Having a clear understanding of these aspects gives some context on pursuing a certain data lifecycle management strategy over another. Here are some key aspects to keep in mind to summarize:
- Retention, Backup and Archives
- Data Categorization
- Data Prioritization
Data Lifecycle Management with Cloud Tiering Service
With the challenge of ever-increasing amounts of data, on-prem storage system users need to find a way to better use the limited storage space on their storage boxes. Finding a way to identify when data enters the cold portion of its lifecycle is essential in this regard because it helps to determine which data can be moved out of a highly performant storage system, such as NetApp AFFs, to a more cost- and space-efficient capacity storage.
NetApp Cloud Tiering service for AFF and SSD-backed FAS systems can help your business seamlessly integrate data tiering and cost reduction approaches into your data lifecycle management strategy by allowing inactive data on-prem to be automatically tiered to object storage in the cloud.
This service is available for Amazon S3 (ONTAP 9.2 or later) and Azure Blob (ONTAP 9.4 or later), with more clouds on the way. Cloud Tiering, by leveraging NetApp’s powerful FabricPool data tiering technology, automatically and seamlessly tiers cold blocks of data in your AFF or FAS SSD clusters to S3 Standard or Standard-Infrequent-Access storage classes or to Azure Blob’s Hot access tier, depending on your cloud of choice.
Currently, Cloud Tiering leverages two tiering policies:
- Snapshot-Only: Cloud Tiering service tiers only snapshot blocks not related to the active file system which after a two-day cooling period are considered cold blocks.
- Auto-Tiering: Any active data not accessed for a 31-day period will be tiered to lower-cost object storage in the cloud, including snapshot data.
A third option to tier entire volumes of data will be released soon.
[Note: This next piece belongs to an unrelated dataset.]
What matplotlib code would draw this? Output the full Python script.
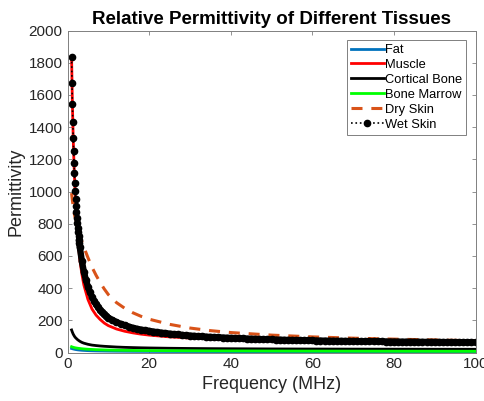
import numpy as np
import matplotlib
matplotlib.use("Agg")
import matplotlib.pyplot as plt

plt.rcParams['font.family'] = ['Liberation Sans', 'DejaVu Sans']

# Frequency grid (MHz) for the solid / dashed curves
f_line = [1, 1.2, 1.4, 1.6, 1.8, 2, 2.5, 3, 3.5, 4, 5, 6, 7, 8, 9, 10,
          12, 14, 16, 18, 20, 25, 30, 35, 40, 50, 60, 70, 80, 90, 100]

fat = [25, 23.5, 22, 20.8, 19.6, 18.5, 16.5, 15, 13.8, 12.9, 11.5, 10.6, 9.9, 9.4, 9.0, 8.6,
       8.0, 7.6, 7.2, 6.9, 6.7, 6.3, 6.0, 5.8, 5.6, 5.4, 5.3, 5.2, 5.1, 5.0, 5.0]

muscle = [1836, 1545, 1330, 1165, 1035, 930, 715, 580, 490, 420, 330, 270, 232, 205, 183, 167,
          146, 132, 122, 114, 108, 97, 90, 85, 81, 76, 72.5, 70, 68, 66.5, 65]

cortical_bone = [140, 126, 114, 105, 97, 91, 79, 70, 63, 58, 51, 46, 43, 40.5, 38.5, 37,
                 34, 32, 30.5, 29.2, 28.2, 26.3, 25, 24, 23.3, 22.2, 21.5, 21, 20.6, 20.2, 20]

bone_marrow = [36, 34, 32.5, 31, 29.8, 28.7, 26.5, 24.8, 23.4, 22.2, 20.3, 18.9, 17.7, 16.8, 16, 15.3,
               14.2, 13.4, 12.8, 12.3, 11.9, 11.2, 10.7, 10.3, 10.0, 9.4, 8.9, 8.5, 8.1, 7.8, 7.5]

dry_skin = [990, 945, 905, 870, 845, 830, 775, 728, 690, 655, 590, 530, 480, 435, 395, 360,
            310, 275, 247, 225, 207, 175, 152, 136, 124, 108, 97, 89, 83, 78, 73]

# Wet skin sampled densely (markers at each sample)
f_wet = list(np.round(np.arange(1.0, 3.01, 0.1), 1)) + \
        list(np.arange(3.5, 10.01, 0.5)) + list(np.arange(11, 101, 1.0))

wet_skin = [1833, 1675, 1541, 1430, 1334, 1251, 1178, 1113, 1055, 1001, 952,
            910, 872, 838, 806, 776, 749, 724, 700, 678, 657,
            570, 503, 451, 409, 374, 345, 321, 299, 281, 264, 250, 237, 226, 216,
            202, 189, 178, 169, 161, 153, 147, 142, 138, 134,
            130, 126, 123, 120, 117, 114, 112, 109, 107, 105,
            103, 101, 99.5, 98, 96.5, 95, 94, 92.7, 91.5, 90.3,
            89.2, 88.2, 87.1, 86.1, 85.1, 84.2, 83.3, 82.5, 81.6, 80.8,
            80.1, 79.3, 78.6, 77.9, 77.2, 76.7, 76.2, 75.7, 75.2, 74.7,
            74.3, 73.9, 73.4, 73.0, 72.6, 72.2, 71.9, 71.5, 71.2, 70.8,
            70.5, 70.1, 69.8, 69.5, 69.2, 68.9, 68.6, 68.3, 68.0, 67.7,
            67.4, 67.2, 66.9, 66.6, 66.4, 66.1, 65.9, 65.6, 65.4, 65.2,
            65.0, 64.7, 64.5, 64.3, 64.1, 63.9, 63.7, 63.5, 63.3, 63.1]

labels = ['Fat', 'Muscle', 'Cortical Bone', 'Bone Marrow', 'Dry Skin', 'Wet Skin']
x_ticks = [0, 20, 40, 60, 80, 100]
y_ticks = [0, 200, 400, 600, 800, 1000, 1200, 1400, 1600, 1800, 2000]

fig = plt.figure(figsize=(4.84, 4.01), dpi=100)
ax = fig.add_axes([67.5/484, 1 - 352.5/401, 408/484, 322/401])

ax.plot(f_line, fat, color='#0072BD', lw=2, label=labels[0])
ax.plot(f_line, muscle, color='#FF0000', lw=2, label=labels[1])
ax.plot(f_line, cortical_bone, color='black', lw=2, label=labels[2])
ax.plot(f_line, bone_marrow, color='#00FF00', lw=2, label=labels[3])
ax.plot(f_line, dry_skin, color='#D95319', lw=2.2, ls=(0, (3.6, 2.9)), label=labels[4])

# dense markers merge into a solid band where samples crowd together
band_start = 18  # index of f = 2.8 MHz
ax.plot(f_wet[band_start:], wet_skin[band_start:], color='black', lw=4.6,
        solid_capstyle='round', solid_joinstyle='round', label='_nolegend_')
ax.plot(f_wet, wet_skin, color='black', lw=1.2, ls=':', marker='o', ms=4.5,
        mfc='black', mec='black', label=labels[5])

ax.set_xlim(0, 100)
ax.set_ylim(0, 2000)
ax.set_xticks(x_ticks)
ax.set_yticks(y_ticks)
ax.tick_params(direction='in', length=3, width=0.6, colors='#262626',
               labelsize=11, top=True, right=True, labeltop=False, labelright=False,
               color='#808080')
for s in ax.spines.values():
    s.set_color('#808080')
    s.set_linewidth(0.7)

ax.set_xlabel('Frequency (MHz)', fontsize=13, color='#262626', labelpad=3)
ax.set_ylabel('Permittivity', fontsize=13, color='#262626', labelpad=3)
ax.set_title('Relative Permittivity of Different Tissues', fontsize=13.5,
             fontweight='bold', color='black', pad=5)

leg = ax.legend(loc='upper right', fontsize=9.3, handlelength=2.5, handletextpad=0.1,
                borderaxespad=0.7, labelspacing=0.22, borderpad=0.35, fancybox=False,
                framealpha=1, edgecolor='#808080', markerscale=1.0)
leg.get_frame().set_linewidth(0.7)

fig.savefig('out.png', dpi=100)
This option will play a big part in the data lifecycle for projects that consume a lot of data during their creation but will later on need to be shelved, such as volumes used for film production, architecture and building projects, and so on. This policy will play a major role as part of an efficient data protection strategy as well.
If a read request for a cold block of data comes in, Cloud Tiering pulls it from the object storage layer, known as the cloud tier, and puts it in the AFF or FAS system SSD layer, known as the performance tier. This entire process of rewarming data is carried out seamlessly and without any changes needed to be made to the application using the data. Everything happens intelligently in the underlying data layer.
Data lifecycle management can be a major factor in how storage system usage in the data center is optimized. The Cloud Tiering service from NetApp gives you a strong hand with your data lifecycle management strategy. Having this service integrated into your AFF or FAS SSD systems will provide you with different benefits:
- Reducing TCO by an estimated 40% by tiering cold data and freeing up space on your high-performance on-prem storage to use in other workloads.
- By intelligently and automatically tiering the data, IT admins don’t need to worry about which data is cold and which data is hot, solving the data lifecycle’s tiering phase with total ease of management and with no upfront costs.
- Ease of use as a cloud service managed through NetApp Cloud Central, with a centralized management UI that provides automation and reporting capabilities. You can graphically see how much your savings are for the tiered data, how much data is tiered, and how much data is hot, and further savings you can gain by tiering more data.
- A flexible pay-as-you-go model which enables a company to avoid upfront costs involved in provisioning new storage boxes. Cloud Tiering charges only for the data that is tiered.
- A simple way to transition to a hybrid cloud deployment model that works for AFF/FAS clusters on any scale and on a large-scale in particular.